Hundreds of protesters continue to block the King County Jail before John Sellers, director of the Berkeley-based Ruckus Society, and King County sheriff's Capt. Ron Griffin, work out an exit strategy. Sellers and his group propose to Griffin that defense attorney Katya Komisaruk and protest leader Devon Haynes be allowed into the jail where protesters can see them, and organizers would then urge people to leave peacefully. After a quick check with others, Griffin says it's a deal.

It works. Haynes and Komisaruk appear in the jail and return to urge the crowd to leave. They do.

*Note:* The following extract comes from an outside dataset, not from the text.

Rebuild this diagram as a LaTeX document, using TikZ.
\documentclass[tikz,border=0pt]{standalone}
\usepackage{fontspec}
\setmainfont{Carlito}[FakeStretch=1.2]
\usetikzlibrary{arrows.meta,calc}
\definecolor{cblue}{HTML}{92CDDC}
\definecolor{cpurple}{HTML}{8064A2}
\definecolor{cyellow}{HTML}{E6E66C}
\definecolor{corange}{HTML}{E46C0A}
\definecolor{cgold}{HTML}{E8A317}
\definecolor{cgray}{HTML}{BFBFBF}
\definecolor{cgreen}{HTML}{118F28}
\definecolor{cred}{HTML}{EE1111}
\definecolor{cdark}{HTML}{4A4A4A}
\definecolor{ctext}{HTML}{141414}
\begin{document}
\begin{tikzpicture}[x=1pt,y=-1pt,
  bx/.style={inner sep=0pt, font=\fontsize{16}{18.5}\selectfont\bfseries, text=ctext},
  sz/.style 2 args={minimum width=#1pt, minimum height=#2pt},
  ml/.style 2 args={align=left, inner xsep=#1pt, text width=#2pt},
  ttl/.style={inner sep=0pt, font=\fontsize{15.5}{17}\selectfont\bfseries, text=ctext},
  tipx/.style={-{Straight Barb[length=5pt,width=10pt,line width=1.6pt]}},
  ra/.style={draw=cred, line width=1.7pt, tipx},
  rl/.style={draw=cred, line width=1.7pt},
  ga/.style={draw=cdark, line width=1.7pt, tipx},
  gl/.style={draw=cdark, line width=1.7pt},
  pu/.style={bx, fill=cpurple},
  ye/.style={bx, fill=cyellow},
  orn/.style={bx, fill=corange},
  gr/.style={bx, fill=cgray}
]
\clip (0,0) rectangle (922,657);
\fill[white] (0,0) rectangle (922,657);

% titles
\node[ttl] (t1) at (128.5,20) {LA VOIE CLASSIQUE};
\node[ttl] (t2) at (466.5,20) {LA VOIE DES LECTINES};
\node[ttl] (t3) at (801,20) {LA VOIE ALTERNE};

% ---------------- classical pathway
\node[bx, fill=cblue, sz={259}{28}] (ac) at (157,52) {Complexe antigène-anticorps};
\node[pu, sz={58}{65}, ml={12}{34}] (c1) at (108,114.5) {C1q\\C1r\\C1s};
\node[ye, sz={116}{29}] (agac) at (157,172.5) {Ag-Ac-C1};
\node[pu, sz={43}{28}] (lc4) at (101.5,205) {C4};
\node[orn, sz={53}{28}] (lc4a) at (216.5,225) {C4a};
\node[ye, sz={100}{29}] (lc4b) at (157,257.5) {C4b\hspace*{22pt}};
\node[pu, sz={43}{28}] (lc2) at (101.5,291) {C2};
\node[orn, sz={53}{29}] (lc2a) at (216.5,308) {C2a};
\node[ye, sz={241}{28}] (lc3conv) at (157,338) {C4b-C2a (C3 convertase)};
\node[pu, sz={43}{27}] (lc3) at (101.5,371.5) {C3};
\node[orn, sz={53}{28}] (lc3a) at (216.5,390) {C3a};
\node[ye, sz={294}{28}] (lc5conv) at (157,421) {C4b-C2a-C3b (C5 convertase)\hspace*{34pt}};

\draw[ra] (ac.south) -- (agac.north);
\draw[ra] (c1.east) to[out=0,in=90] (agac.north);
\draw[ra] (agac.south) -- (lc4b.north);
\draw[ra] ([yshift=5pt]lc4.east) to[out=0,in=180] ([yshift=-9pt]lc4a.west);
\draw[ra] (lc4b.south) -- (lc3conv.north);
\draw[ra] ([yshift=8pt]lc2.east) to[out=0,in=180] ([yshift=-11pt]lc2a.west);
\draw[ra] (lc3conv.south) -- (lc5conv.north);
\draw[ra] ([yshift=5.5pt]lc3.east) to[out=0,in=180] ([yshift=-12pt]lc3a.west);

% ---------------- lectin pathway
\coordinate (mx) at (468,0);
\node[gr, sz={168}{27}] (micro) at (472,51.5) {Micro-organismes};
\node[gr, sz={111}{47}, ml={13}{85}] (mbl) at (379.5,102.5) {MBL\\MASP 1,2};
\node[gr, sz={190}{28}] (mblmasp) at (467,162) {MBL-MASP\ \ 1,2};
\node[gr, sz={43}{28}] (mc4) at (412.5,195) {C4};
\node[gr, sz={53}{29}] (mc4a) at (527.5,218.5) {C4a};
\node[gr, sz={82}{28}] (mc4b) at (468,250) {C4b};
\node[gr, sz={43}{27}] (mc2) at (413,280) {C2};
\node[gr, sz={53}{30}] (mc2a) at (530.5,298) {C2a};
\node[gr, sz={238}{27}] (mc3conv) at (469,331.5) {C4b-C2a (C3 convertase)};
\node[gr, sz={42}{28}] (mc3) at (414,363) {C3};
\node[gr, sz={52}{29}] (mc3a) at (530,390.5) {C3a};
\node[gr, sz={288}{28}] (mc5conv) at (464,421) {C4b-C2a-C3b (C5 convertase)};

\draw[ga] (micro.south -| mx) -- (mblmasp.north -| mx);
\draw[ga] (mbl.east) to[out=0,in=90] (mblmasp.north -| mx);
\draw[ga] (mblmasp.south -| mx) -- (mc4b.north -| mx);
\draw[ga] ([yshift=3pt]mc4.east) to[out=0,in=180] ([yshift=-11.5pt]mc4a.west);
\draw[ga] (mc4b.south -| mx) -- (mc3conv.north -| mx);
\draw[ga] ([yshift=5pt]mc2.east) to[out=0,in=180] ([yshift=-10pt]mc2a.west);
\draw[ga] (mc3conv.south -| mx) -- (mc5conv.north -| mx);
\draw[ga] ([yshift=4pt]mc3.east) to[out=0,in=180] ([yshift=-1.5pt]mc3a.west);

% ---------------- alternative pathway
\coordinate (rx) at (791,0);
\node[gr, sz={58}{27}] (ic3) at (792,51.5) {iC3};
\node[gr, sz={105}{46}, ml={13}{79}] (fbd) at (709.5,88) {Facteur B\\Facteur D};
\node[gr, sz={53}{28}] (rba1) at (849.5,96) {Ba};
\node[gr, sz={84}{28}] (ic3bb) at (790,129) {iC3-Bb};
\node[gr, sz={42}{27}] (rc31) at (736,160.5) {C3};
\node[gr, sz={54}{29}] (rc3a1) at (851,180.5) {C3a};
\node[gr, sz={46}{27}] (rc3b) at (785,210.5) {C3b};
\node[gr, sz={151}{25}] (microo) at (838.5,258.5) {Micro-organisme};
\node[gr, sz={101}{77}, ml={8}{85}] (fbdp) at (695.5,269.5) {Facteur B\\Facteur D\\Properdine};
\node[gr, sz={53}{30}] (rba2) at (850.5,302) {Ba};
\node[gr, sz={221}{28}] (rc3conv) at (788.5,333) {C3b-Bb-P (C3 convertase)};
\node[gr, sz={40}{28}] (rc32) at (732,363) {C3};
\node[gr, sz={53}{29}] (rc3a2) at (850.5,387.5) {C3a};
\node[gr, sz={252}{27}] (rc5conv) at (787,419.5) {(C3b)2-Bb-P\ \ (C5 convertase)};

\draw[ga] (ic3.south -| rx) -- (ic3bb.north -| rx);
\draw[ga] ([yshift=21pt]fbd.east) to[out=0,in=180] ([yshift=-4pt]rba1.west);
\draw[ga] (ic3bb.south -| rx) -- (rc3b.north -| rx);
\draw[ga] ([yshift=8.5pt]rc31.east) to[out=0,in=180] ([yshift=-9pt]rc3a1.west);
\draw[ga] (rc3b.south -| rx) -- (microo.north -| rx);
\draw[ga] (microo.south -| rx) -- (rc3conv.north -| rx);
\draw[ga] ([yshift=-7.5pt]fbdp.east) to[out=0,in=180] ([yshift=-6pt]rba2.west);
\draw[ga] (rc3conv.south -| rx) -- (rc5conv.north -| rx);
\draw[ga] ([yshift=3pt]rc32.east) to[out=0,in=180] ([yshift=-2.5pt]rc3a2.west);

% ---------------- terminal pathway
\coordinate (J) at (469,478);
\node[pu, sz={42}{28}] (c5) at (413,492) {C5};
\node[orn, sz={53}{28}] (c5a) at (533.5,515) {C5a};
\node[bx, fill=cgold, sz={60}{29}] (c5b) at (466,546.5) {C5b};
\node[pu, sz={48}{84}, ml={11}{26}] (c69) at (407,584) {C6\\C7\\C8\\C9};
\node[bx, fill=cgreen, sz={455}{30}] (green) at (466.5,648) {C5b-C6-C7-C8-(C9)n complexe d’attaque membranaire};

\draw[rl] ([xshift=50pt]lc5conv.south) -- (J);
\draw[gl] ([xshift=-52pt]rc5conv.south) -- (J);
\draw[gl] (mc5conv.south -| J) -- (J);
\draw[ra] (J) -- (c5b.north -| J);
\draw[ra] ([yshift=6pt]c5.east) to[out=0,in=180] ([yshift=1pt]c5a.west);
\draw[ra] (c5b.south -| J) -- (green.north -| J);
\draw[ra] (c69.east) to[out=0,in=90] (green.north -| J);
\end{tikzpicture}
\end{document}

"You know what?" Griffin says. "They even picked up their trash when they left."

FRIDAY, DEC. 3, 1999

8 a.m.

Retailers begin pulling protective plywood off windows and reopening their stores. Business leaders join others in their criticism that the city was unprepared for the WTO and the accompanying demonstrations. Much of the criticism is aimed at Schell. Susie Plummer, general manager of Westlake Center, says: "I'm sensitive about speaking out against the mayor. But I work for a large company. If somebody in my company had made a decision with the poor planning that has occurred here, I believe that individual would be fired."

Sen. Slade Gorton, R-Wash, praises police but criticizes Seattle city officials for poor planning. He says the scenes of battling protesters and police will hurt the city's chances of attracting national conventions that could be controversial.

3 p.m.

Hundreds of demonstrators gather at the King County Jail and the Westin Hotel, demanding better treatment of jailed protesters and negotiations for their release. Jail officials deny any mistreatment of those held. There is no vandalism, no violence. The crowd is well-organized, with leaders relaying instructions to the crowd and negotiating with police, reassuring them the protests would remain peaceful.

10 p.m.

The World Trade Organization announces it is unable to overcome differences among its 135-member nations and will leave Seattle without a declaration to start a new round of global trade talks.

Mike Dolan, a leader of the protests, says the demonstrations were successful in stopping the WTO for now. Another meeting like the one in Seattle will be called in about six weeks. But no "Seattle Round" of trade talks will start. "We still have 400 people in jail. And when we got word to them about this, you could have heard the cheer all the way to the county line."

SATURDAY, DEC. 4, 1999

9 a.m.

As WTO delegates and demonstrators start leaving Seattle, thousands of shoppers head downtown where they find free parking, stores open and Schell offering personal apologies. Posing for cameras at the Westlake Plaza to restart the carousel, Schell called for a "time of healing."

The Seattle chapter of the American Civil Liberties Union and a coalition of local minority civil-rights groups call for an independent investigation on the way Seattle police and city officials handled protest activities.

Hundreds of protesters refuse to be arraigned in Seattle Municipal Court or to leave jail even after their charges are dismissed or they are offered release on their own personal recognizance. A woman who called from the jail and identified herself only as Beka, says: "They're going to have trouble processing us. We're gumming up the system, and they're going to want to just get rid of us."